Perhaps in modal logic it makes no sense. But fortunately the world is much more than modal logic.


But I did not say it makes no sense "in modal logic". That is what you just said. What I said is that it makes no sense. And that means it makes no sense in English.
Zetherin
 
  1  
Reply Mon 14 Jun, 2010 09:41 pm
@kennethamy,
He basically means that there is no objective world, as far as I understand him. A truth is only true insofar as our expression of that truth. In other words, if we did not exist to express truth, truth would not exist.

But that's false.
kennethamy
 
  1  
Reply Mon 14 Jun, 2010 09:51 pm
@Zetherin,
Zetherin wrote:

He basically means that there is no objective world, as far as I understand him.

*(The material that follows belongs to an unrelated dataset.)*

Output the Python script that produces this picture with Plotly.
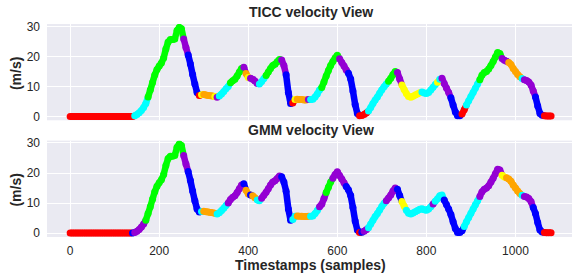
import bisect
import plotly.graph_objects as go

# ---------------- data ----------------
samples = list(range(0, 1085, 5))

velocity = [
    # 0 - 135
    0.0, 0.0, 0.0, 0.0, 0.0, 0.0, 0.0, 0.0, 0.0, 0.0, 0.0, 0.0, 0.0, 0.0,
    0.0, 0.0, 0.0, 0.0, 0.0, 0.0, 0.0, 0.0, 0.0, 0.0, 0.0, 0.0, 0.0, 0.0,
    # 140 - 195
    0.0, 0.2, 0.6, 1.2, 2.0, 3.0, 4.3, 6.5, 8.8, 11.3, 13.8, 15.6,
    # 200 - 295
    16.8, 17.8, 19.5, 22.5, 24.8, 25.6, 25.6, 25.8, 28.6, 29.7,
    29.2, 25.8, 23.0, 20.5, 17.5, 14.0, 10.8, 8.0, 7.0, 7.2,
    # 300 - 395
    7.3, 7.1, 7.0, 6.9, 6.8, 6.6, 6.4, 6.8, 7.5, 8.3,
    9.2, 10.0, 11.2, 11.9, 12.4, 13.5, 14.8, 16.0, 16.4, 14.3,
    # 400 - 495
    13.0, 12.7, 12.4, 11.8, 11.0, 10.8, 11.6, 12.6, 13.6, 14.8,
    16.0, 17.0, 17.4, 18.2, 19.0, 18.8, 17.0, 13.9, 8.0, 4.3,
    # 500 - 595
    4.5, 5.6, 5.7, 5.6, 5.6, 5.5, 5.5, 5.6, 5.6, 5.7,
    6.5, 7.5, 8.8, 9.6, 11.5, 13.5, 15.3, 17.0, 18.3, 19.5,
    # 600 - 695
    20.4, 19.2, 18.0, 16.8, 15.5, 14.4, 12.5, 8.5, 4.0, 1.0,
    0.2, 0.3, 0.6, 1.1, 1.8, 3.0, 4.3, 5.5, 6.5, 7.7,
    # 700 - 795
    8.9, 9.9, 10.8, 11.7, 12.7, 14.0, 15.0, 14.6, 12.5, 10.5,
    9.0, 7.6, 6.6, 6.4, 6.7, 7.1, 7.5, 7.9, 8.1, 7.8,
    # 800 - 895
    7.6, 8.0, 8.8, 9.7, 10.6, 11.4, 12.4, 12.7, 11.0, 9.5,
    8.0, 6.2, 3.8, 1.5, 0.2, 0.2, 0.8, 2.2, 3.8, 5.2,
    # 900 - 995
    6.6, 8.0, 9.4, 10.8, 12.2, 13.8, 14.6, 15.0, 15.8, 17.0,
    18.3, 19.8, 21.3, 21.0, 19.3, 18.7, 18.4, 18.0, 17.3, 16.0,
    # 1000 - 1080
    15.0, 14.0, 13.2, 12.6, 12.2, 12.0, 11.5, 10.5, 8.5, 6.5,
    3.5, 1.0, 0.4, 0.2, 0.1, 0.1, 0.1,
]

cluster_colors = {
    "red": "#FF0000",
    "cyan": "#00FFFF",
    "green": "#00FF00",
    "purple": "#9400D3",
    "blue": "#0000FF",
    "orange": "#FFA500",
    "yellow": "#FFFF00",
}

# segment start sample and cluster of each segment
ticc_starts = [0, 145, 175, 255, 265, 290, 295, 300, 325, 330, 335, 360, 390, 395,
               400, 405, 425, 440, 475, 485, 500, 505, 510, 535, 540, 565, 605,
               625, 650, 670, 715, 735, 745, 790, 825, 830, 835, 855, 880, 890,
               920, 970, 985, 1015, 1020, 1045, 1065]
ticc_labels = ["red", "cyan", "green", "purple", "blue", "red", "yellow", "orange",
               "yellow", "purple", "cyan", "green", "purple", "orange", "yellow",
               "purple", "cyan", "green", "purple", "blue", "red", "yellow",
               "orange", "purple", "cyan", "green", "purple", "blue", "red",
               "cyan", "green", "purple", "yellow", "cyan", "yellow", "cyan",
               "purple", "blue", "red", "cyan", "green", "purple", "orange",
               "cyan", "purple", "blue", "red"]

gmm_starts = [0, 140, 145, 170, 255, 265, 295, 300, 330, 355, 390, 395, 405, 410,
              420, 430, 475, 500, 510, 540, 560, 575, 590, 620, 650, 655, 660,
              670, 710, 735, 745, 755, 815, 820, 840, 885, 920, 970, 980, 1015,
              1020, 1040, 1065]
gmm_labels = ["red", "blue", "purple", "green", "purple", "blue", "cyan", "orange",
              "cyan", "purple", "blue", "orange", "blue", "orange", "cyan",
              "purple", "blue", "cyan", "orange", "cyan", "purple", "green",
              "purple", "blue", "red", "blue", "purple", "cyan", "purple", "blue",
              "yellow", "cyan", "purple", "cyan", "blue", "cyan", "purple",
              "yellow", "orange", "cyan", "purple", "blue", "red"]

x_ticks = [0, 200, 400, 600, 800, 1000]
y_ticks = [0, 10, 20, 30]

# ---------------- figure ----------------
FONT = "Liberation Sans, Arial, sans-serif"
TXT = "#262626"


def point_labels(starts, labels):
    return [labels[bisect.bisect_right(starts, t) - 1] for t in samples]


fig = go.Figure()


def add_panel(starts, labels, xa, ya):
    labs = point_labels(starts, labels)
    for name, hexc in cluster_colors.items():
        xs, ys = [], []
        for i in range(len(samples) - 1):
            if labs[i] == name:
                xs += [samples[i], samples[i + 1], None]
                ys += [velocity[i], velocity[i + 1], None]
        if xs:
            fig.add_trace(go.Scatter(x=xs, y=ys, mode="lines",
                                     line=dict(color=hexc, width=6.5),
                                     xaxis=xa, yaxis=ya, showlegend=False,
                                     hoverinfo="skip"))
    fig.add_trace(go.Scatter(x=samples, y=velocity, mode="markers",
                             marker=dict(size=7, color=[cluster_colors[l] for l in labs],
                                         line=dict(width=0)),
                             xaxis=xa, yaxis=ya, showlegend=False))


add_panel(ticc_starts, ticc_labels, "x2", "y2")
add_panel(gmm_starts, gmm_labels, "x", "y")

axis_common = dict(showgrid=True, gridcolor="white", gridwidth=1, zeroline=False,
                   showline=False, ticks="", automargin=False,
                   tickfont=dict(family=FONT, size=12, color=TXT))

fig.update_layout(
    width=572, height=279,
    margin=dict(l=47, r=0, t=24, b=42, autoexpand=False),
    paper_bgcolor="white", plot_bgcolor="#EAEAF2",
    font=dict(family=FONT, color=TXT),
    xaxis=dict(domain=[0, 1], range=[-52, 1127], tickvals=x_ticks, anchor="y",
               ticklabelstandoff=5, **axis_common),
    yaxis=dict(domain=[0, 0.4526], range=[-1.3, 30.8], tickvals=y_ticks, anchor="x",
               ticklabelstandoff=6, **axis_common),
    xaxis2=dict(domain=[0, 1], range=[-52, 1127], tickvals=x_ticks, anchor="y2",
                matches="x", showticklabels=False, **axis_common),
    yaxis2=dict(domain=[0.548, 1], range=[-1.3, 30.8], tickvals=y_ticks, anchor="x2",
                ticklabelstandoff=6, **axis_common),
    annotations=[
        dict(text="<b>TICC velocity View</b>", x=0.502, y=1.056, xref="paper", yref="paper",
             showarrow=False, xanchor="center", yanchor="middle",
             font=dict(family=FONT, size=14, color=TXT)),
        dict(text="<b>GMM velocity View</b>", x=0.502, y=0.502, xref="paper", yref="paper",
             showarrow=False, xanchor="center", yanchor="middle",
             font=dict(family=FONT, size=14, color=TXT)),
        dict(text="<b>Timestamps (samples)</b>", x=0.502, y=-0.131, xref="paper", yref="paper",
             showarrow=False, xanchor="center", yanchor="middle",
             font=dict(family=FONT, size=14, color=TXT)),
        dict(text="<b>(m/s)</b>", x=-0.059, y=0.765, xref="paper", yref="paper",
             showarrow=False, xanchor="center", yanchor="middle", textangle=-90,
             font=dict(family=FONT, size=14, color=TXT)),
        dict(text="<b>(m/s)</b>", x=-0.059, y=0.218, xref="paper", yref="paper",
             showarrow=False, xanchor="center", yanchor="middle", textangle=-90,
             font=dict(family=FONT, size=14, color=TXT)),
    ],
)

fig.write_html("out.html", config={"displayModeBar": False},
               post_script="document.body.style.margin='0';document.body.style.overflow='hidden';")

A truth is only true insofar as our expression of that truth. In other words, if we did not exist to express truth, truth would not exist.

But that's false.


Of course that is false, if that is what he means (even basically). But you seem to be a lot better at ferreting out what he means than I am. I have my hands full is trying to find out whether he means anything at all. You always assume he means something.
Zetherin
 
  1  
Reply Mon 14 Jun, 2010 09:57 pm
@kennethamy,
kennethamy wrote:

Zetherin wrote:

He basically means that there is no objective world, as far as I understand him. A truth is only true insofar as our expression of that truth. In other words, if we did not exist to express truth, truth would not exist.

But that's false.


Of course that is false, if that is what he means (even basically). But you seem to be a lot better at ferreting out what he means than I am. I have my hands full is trying to find out whether he means anything at all. You always assume he means something.


Well, that's the best interpretation of "truth itself is expression" I could come up with. That he thinks that truth is expression, not what is true. Which I think means, without our expression there would be no truth.